Key Facts & Background

Debt Breakdown (Q2 2025)

  • Total External Debt: $433.3B (Rp7,001.8T)

    • Government: $210.1B (+10% YoY)

    • Private Sector: $194.9B (-0.7% YoY)

  • Debt-to-GDP Ratio: 30.5% (down from 30.7% in Q1)

Sectoral Allocation

  • Government Debt Use:

    • Healthcare & Social Services (22.3%)

    • Public Administration & Defense (19%)

    • Education (16.4%)

    • Infrastructure (Construction 11.9%, Transport 8.6%)

  • Private Debt Concentration:

    • Manufacturing (largest share)

    • Financial Services & Insurance (+2.3% YoY growth)

    • Energy (Electricity/Gas, Mining)

Structural Safeguards

  • 85% long-term debt maturity

  • 76.7% of private debt in long-term instruments

  • BI-Govt coordination to monitor risks

Strategic Implications

The Infrastructure Financing Dilemma

The 10% YoY surge in government debt reflects Indonesia’s reliance on foreign capital to fund critical infrastructure and social programs.
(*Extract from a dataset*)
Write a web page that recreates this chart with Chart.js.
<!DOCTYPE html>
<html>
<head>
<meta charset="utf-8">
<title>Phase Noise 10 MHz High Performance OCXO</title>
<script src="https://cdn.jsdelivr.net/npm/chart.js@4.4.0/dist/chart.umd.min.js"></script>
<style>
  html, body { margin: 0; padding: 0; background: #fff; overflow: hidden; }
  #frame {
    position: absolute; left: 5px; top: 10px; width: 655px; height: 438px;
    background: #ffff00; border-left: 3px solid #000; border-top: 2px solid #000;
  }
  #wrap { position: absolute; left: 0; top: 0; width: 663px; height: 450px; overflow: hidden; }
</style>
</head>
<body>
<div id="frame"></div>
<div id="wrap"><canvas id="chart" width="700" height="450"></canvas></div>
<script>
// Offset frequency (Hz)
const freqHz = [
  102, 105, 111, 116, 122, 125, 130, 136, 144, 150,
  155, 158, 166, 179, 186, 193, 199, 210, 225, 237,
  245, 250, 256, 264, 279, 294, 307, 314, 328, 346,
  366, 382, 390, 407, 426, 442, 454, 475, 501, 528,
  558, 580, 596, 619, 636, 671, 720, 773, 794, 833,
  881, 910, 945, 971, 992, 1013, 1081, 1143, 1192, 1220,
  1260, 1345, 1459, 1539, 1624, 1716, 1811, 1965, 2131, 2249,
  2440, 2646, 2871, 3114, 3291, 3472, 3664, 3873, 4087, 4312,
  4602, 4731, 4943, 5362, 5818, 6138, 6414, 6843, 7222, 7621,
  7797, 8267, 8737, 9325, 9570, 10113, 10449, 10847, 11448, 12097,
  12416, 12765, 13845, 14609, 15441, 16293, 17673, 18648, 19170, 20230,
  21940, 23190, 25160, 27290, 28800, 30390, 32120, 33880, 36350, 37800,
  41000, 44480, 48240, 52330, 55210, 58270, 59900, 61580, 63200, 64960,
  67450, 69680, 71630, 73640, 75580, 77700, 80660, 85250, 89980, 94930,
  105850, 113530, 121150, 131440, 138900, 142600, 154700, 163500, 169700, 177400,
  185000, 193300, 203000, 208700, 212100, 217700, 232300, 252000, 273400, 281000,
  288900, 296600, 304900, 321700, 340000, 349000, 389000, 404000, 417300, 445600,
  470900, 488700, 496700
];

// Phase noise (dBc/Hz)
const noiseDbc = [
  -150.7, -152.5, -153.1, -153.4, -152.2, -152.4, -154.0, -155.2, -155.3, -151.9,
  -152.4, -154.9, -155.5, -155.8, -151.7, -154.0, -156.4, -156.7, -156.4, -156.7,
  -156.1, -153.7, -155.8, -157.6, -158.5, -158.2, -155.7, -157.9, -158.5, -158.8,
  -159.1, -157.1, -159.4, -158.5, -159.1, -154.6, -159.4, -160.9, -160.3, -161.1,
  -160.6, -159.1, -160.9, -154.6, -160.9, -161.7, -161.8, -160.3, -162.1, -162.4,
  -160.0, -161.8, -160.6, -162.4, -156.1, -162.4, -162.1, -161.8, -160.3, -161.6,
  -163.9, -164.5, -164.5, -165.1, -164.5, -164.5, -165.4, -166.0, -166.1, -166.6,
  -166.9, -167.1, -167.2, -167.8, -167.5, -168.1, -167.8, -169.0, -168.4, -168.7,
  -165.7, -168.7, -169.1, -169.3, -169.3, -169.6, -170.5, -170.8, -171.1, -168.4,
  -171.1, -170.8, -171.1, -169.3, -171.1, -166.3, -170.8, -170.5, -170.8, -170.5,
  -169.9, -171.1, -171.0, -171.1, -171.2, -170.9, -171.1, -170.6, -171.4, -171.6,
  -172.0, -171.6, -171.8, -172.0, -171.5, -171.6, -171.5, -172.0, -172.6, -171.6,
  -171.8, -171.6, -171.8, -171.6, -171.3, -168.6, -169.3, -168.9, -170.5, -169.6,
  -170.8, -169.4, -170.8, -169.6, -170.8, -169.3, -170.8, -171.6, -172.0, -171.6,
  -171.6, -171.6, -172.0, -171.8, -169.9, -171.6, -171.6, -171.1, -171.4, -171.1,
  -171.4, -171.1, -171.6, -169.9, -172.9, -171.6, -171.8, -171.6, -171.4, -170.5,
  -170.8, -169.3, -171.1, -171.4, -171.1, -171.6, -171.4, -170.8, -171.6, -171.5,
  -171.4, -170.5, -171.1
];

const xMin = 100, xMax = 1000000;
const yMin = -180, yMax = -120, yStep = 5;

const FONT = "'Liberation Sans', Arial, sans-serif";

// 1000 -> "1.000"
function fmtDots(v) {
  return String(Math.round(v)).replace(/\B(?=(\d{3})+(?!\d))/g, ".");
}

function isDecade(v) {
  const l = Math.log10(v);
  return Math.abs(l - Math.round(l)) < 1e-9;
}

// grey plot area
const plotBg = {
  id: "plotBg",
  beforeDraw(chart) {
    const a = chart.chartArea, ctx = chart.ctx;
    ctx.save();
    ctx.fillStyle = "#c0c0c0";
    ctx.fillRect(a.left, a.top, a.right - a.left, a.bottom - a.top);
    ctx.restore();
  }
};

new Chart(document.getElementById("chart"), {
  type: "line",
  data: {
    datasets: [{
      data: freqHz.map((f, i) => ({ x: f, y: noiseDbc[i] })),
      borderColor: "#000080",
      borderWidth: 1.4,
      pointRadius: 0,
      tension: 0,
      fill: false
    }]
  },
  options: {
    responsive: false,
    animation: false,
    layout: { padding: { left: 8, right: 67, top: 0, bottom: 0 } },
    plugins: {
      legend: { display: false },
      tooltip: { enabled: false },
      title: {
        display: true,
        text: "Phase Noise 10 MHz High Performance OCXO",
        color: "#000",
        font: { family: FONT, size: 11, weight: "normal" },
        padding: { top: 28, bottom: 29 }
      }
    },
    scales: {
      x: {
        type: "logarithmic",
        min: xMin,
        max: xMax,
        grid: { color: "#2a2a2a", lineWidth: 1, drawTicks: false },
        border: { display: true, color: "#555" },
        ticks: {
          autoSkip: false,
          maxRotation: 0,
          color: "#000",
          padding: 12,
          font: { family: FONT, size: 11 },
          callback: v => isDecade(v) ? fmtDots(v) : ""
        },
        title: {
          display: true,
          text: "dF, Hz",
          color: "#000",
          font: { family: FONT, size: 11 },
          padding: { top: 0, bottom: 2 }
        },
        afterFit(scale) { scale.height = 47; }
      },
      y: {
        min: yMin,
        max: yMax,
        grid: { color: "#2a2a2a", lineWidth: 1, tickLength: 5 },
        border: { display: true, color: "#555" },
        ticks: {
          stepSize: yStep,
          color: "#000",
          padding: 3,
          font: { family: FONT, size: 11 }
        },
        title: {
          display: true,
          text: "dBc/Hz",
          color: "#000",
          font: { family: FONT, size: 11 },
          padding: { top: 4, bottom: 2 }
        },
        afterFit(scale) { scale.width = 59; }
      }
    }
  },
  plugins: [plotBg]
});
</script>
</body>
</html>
Notably, over 20% of borrowed funds support healthcare and education—sectors crucial for long-term productivity but with delayed ROI. This strategy carries both opportunities and risks:

  • Upside: Productive debt (e.g., toll roads, ports) can boost GDP growth beyond debt servicing costs.

  • Risk: Global rate hikes could increase refinancing costs for the $210B owed. With 99.9% of government debt long-term, Indonesia has breathing room but must avoid “rollover risk” in future rate cycles.
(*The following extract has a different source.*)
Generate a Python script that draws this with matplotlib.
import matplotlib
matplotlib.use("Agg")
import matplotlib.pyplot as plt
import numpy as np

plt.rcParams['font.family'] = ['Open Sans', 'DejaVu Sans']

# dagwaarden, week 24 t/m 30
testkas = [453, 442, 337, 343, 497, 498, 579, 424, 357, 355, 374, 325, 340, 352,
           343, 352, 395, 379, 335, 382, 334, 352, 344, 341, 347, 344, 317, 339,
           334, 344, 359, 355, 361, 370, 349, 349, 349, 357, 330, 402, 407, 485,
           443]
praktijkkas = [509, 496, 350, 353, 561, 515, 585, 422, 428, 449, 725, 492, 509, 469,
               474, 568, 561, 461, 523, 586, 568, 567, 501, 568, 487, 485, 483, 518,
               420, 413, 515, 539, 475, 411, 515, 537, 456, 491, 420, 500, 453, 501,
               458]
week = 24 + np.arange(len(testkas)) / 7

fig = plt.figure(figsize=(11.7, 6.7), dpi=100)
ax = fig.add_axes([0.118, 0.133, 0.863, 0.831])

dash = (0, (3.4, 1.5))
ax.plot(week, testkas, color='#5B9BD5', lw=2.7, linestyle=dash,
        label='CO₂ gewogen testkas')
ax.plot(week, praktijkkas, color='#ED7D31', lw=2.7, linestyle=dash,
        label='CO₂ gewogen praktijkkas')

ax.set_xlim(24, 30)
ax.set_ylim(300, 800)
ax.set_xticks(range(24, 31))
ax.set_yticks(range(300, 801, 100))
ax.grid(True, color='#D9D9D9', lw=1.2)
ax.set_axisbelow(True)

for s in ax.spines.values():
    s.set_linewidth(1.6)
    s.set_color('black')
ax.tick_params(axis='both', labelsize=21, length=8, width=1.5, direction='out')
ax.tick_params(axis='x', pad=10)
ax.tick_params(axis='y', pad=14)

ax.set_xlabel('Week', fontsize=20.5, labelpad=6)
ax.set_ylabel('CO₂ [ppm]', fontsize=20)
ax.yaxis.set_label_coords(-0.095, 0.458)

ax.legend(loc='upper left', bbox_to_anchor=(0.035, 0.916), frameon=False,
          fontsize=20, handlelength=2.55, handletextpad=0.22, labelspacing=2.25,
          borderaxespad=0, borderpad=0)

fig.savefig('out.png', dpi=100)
The private sector’s debt contraction (-0.7% YoY) signals caution among corporations, possibly due to:

  1. Higher global borrowing costs

  2. Focus on deleveraging

  3. Reduced appetite for USD-denominated loans

Sustainability vs. Development Tradeoffs

Indonesia’s 30.5% debt-to-GDP ratio remains below the 60% threshold many economists consider risky for emerging markets. However, three hidden vulnerabilities warrant scrutiny:

  1. Currency Risk: 85% long-term debt provides stability, but rupiah depreciation could still inflate repayment burdens.

  2. Sectoral Imbalances: Heavy manufacturing/energy exposure in private debt (~80%) ties repayment capacity to commodity cycles.

  3. Climate Financing Gap: Only 3-5% of government debt funds green infrastructure—a missed opportunity given Indonesia’s COP26 commitments.